A week after Sudin Dhavalikar, senior leader of the Maharashtrawadi Gomantak Party (MGP) was sacked as Goa’s deputy chief minister, he said the Bharatiya Janata Party did so unilaterally and in a haste.
Mr. Dhavalikar was dropped following a split in the three-member MGP, with two of his MLAs merging the split legislative wing into the BJP. The core issue, though, was reportedly the refusal of his brother, Dipak Dhavalikar, to back out of the Shiroda by-poll despite the BJP’s repeated pleas.

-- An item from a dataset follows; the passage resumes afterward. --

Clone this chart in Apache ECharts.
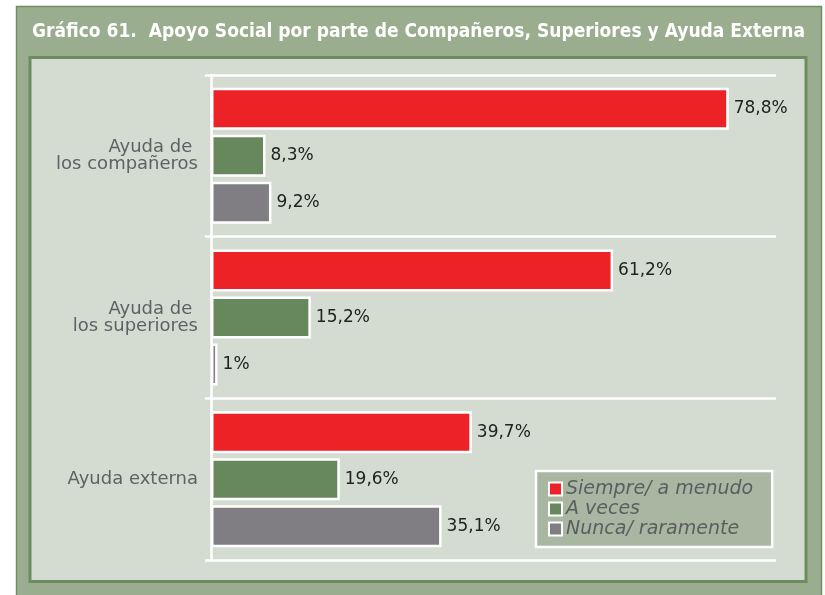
<!DOCTYPE html>
<html>
<head>
<meta charset="utf-8">
<script src="https://cdn.jsdelivr.net/npm/echarts@6/dist/echarts.min.js"></script>
<style>
  html, body { margin: 0; padding: 0; background: #ffffff; }
  #chart { width: 825px; height: 595px; }
</style>
</head>
<body>
<div id="chart"></div>
<script>
// Categories (top to bottom) and the three answer series, in percent
const categories = ['Ayuda de \nlos compañeros', 'Ayuda de \nlos superiores', 'Ayuda externa'];
const seriesNames = ['Siempre/ a menudo', 'A veces', 'Nunca/ raramente'];
const siempre = [78.8, 61.2, 39.7];
const aVeces = [8.3, 15.2, 19.6];
const nunca = [9.2, 1, 35.1];

const titleText = 'Gráfico 61.  Apoyo Social por parte de Compañeros, Superiores y Ayuda Externa';

const colors = ['#ec2227', '#66885c', '#807e82'];
const values = [siempre, aVeces, nunca];

const fmtPct = (v) => String(v).replace('.', ',') + '%';

// Condense the bold heading so it spans the header band
const titleFont = 'bold 20px "DejaVu Sans"';
const measureCtx = document.createElement('canvas').getContext('2d');
measureCtx.font = titleFont;
const titleScaleX = 773 / measureCtx.measureText(titleText).width;

const chart = echarts.init(document.getElementById('chart'));

chart.setOption({
  animation: false,
  backgroundColor: '#ffffff',
  graphic: [
    {
      type: 'rect', z: -10, silent: true,
      shape: { x: 16.5, y: 6.5, width: 805, height: 600 },
      style: { fill: '#9bad8f', stroke: '#6e8e62', lineWidth: 1.5 }
    },
    {
      type: 'rect', z: -9, silent: true,
      shape: { x: 30, y: 57.5, width: 776, height: 524 },
      style: { fill: '#d4dcd1', stroke: '#6b8b60', lineWidth: 3 }
    },
    {
      type: 'text', z: 10, silent: true,
      x: 32, y: 22,
      scaleX: titleScaleX,
      style: {
        text: titleText,
        font: titleFont,
        fill: '#ffffff',
        textAlign: 'left',
        textVerticalAlign: 'top'
      }
    }
  ],
  legend: {
    orient: 'vertical',
    left: 536,
    top: 471,
    padding: [8, 19, 8, 12],
    backgroundColor: '#a9b7a2',
    borderColor: '#ffffff',
    borderWidth: 2.5,
    icon: 'rect',
    itemWidth: 13,
    itemHeight: 13,
    itemGap: 0,
    textStyle: {
      color: '#5b5e60',
      fontStyle: 'italic',
      fontFamily: 'DejaVu Sans',
      fontSize: 19,
      lineHeight: 20,
      padding: [0, 0, 0, -1]
    },
    data: seriesNames
  },
  grid: { left: 211, right: 49, top: 75, bottom: 35, containLabel: false },
  xAxis: {
    type: 'value',
    min: 0,
    max: 86,
    show: false
  },
  yAxis: {
    type: 'category',
    inverse: true,
    data: categories,
    axisLine: { show: true, lineStyle: { color: '#ffffff', width: 2.5 } },
    axisTick: { show: true, length: 6, lineStyle: { color: '#ffffff', width: 2.5 } },
    splitLine: { show: true, lineStyle: { color: '#ffffff', width: 2.5 } },
    axisLabel: {
      color: '#5f6264',
      fontFamily: 'DejaVu Sans',
      fontSize: 18,
      lineHeight: 17,
      margin: 13,
      align: 'right'
    }
  },
  series: seriesNames.map((name, i) => ({
    name: name,
    type: 'bar',
    data: values[i],
    barWidth: 42,
    barGap: '12%',
    itemStyle: { color: colors[i], borderColor: '#ffffff', borderWidth: 2.5 },
    label: {
      show: true,
      position: 'right',
      distance: 5,
      color: '#222222',
      fontFamily: 'DejaVu Sans',
      fontSize: 17,
      formatter: (p) => fmtPct(p.value)
    }
  }))
});
</script>
</body>
</html>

Mr. Dhavalikar told The Hindu that while the government was being formed after the demise of former chief minister Manohar Parrikar, he had promised the local BJP leadership in the presence of Union Shipping Minister Nitin Gadkari that in case his brother refused to withdraw his nomination from Shiroda, he would resign from the Cabinet on April 7. April 8 is the last day for withdrawal of nominations in Goa. The State goes to polls on April 23.

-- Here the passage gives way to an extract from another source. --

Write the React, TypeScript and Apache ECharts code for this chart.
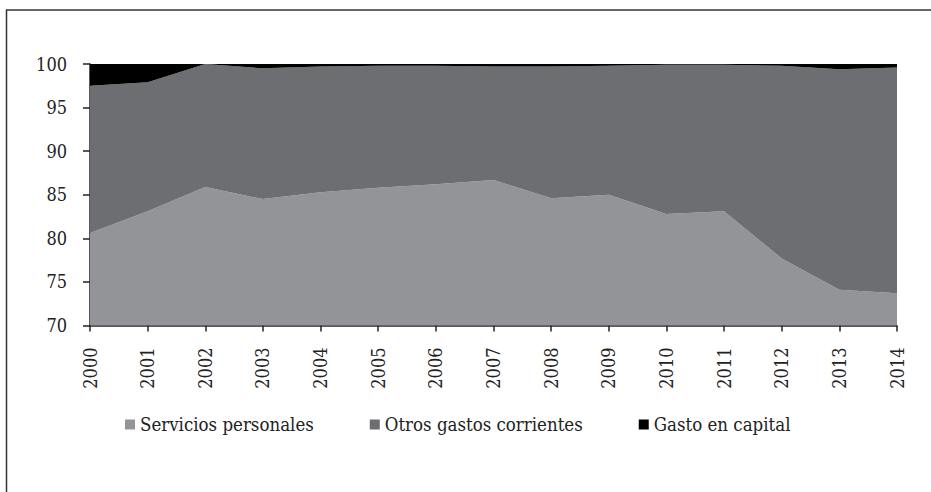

Did he think Mr. Gadkari had ditched him? He said he still has cordial relations with Mr. Gadkari, who, “had accepted my point of view to resign suo motu on April 7 if Dipak did not withdraw from Shiroda.” On the other hand, BJP Goa president Vinay Tendulkar, he says, “lied about everything”, right from saying they did not encourage a split, to saying the swearing-in was late because the formalities of the split and the MLAs’ induction took time. “Saying that I had promised that Dipak will withdraw from Shiroda is also a lie,” said Mr. Dhavalikar. Sources in the MGP told The Hindu on condition of anonymity, the plan to split the MGP was hatched earlier in the day, in the presence of BJP national president Amit Shah who was in Goa to attend Parrikar’s funeral on March 18.
For someone who has managed to hold his own amid the rough and tumble of Goa’s politics in the past few years, the events of the past week have put Mr. Dhavalikar in the strategist’s seat again. He has been elected from the Madkai constituency in South Goa without a break since 1999 on an MGP ticket.